### Given exercise
Go through the listing and pick out each line with the word "chart" in it.

### Information provided

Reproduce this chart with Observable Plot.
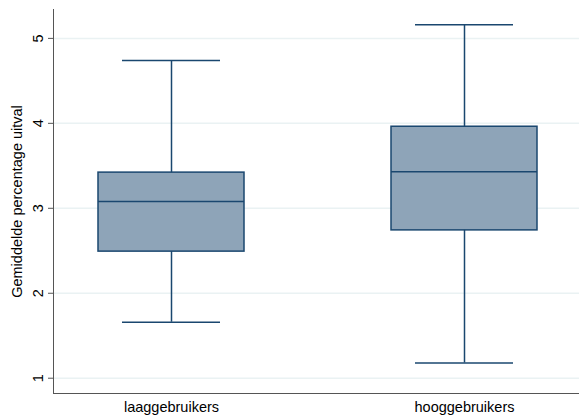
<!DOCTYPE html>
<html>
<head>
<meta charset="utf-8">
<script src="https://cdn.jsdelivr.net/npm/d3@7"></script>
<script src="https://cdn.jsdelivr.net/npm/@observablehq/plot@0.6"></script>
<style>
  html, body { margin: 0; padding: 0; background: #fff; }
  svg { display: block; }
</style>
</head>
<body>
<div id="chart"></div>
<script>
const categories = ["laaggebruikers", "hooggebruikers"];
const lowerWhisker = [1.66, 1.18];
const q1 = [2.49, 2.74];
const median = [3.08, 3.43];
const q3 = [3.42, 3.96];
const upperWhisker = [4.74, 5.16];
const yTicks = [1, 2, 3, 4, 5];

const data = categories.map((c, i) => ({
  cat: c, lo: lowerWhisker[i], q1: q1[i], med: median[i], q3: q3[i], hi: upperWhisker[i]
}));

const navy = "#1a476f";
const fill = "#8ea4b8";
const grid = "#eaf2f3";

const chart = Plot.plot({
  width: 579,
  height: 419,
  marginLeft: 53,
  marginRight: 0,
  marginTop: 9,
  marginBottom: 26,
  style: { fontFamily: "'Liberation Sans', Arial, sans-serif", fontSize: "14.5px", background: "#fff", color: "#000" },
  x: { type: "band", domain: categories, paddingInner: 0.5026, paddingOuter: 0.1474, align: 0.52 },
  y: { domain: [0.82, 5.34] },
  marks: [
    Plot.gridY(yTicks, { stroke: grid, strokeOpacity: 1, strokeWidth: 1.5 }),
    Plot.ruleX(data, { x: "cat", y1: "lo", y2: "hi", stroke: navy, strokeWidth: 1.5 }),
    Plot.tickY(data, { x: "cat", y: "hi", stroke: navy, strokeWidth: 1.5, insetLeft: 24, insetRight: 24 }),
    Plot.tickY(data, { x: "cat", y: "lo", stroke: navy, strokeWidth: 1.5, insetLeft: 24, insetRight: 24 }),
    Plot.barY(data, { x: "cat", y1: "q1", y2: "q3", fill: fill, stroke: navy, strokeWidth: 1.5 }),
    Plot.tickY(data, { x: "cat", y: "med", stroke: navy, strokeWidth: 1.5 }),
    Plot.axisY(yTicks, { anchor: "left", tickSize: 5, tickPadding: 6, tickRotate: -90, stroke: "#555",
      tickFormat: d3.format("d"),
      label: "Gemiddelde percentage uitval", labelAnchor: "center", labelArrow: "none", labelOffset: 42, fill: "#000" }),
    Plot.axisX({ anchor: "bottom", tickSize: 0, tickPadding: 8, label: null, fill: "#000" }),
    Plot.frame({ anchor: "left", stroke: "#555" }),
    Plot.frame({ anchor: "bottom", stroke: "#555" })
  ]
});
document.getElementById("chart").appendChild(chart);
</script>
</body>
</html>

### Response to the task
Reproduce this chart with Observable Plot.
<div id="chart"></div>
const chart = Plot.plot({
document.getElementById("chart").appendChild(chart);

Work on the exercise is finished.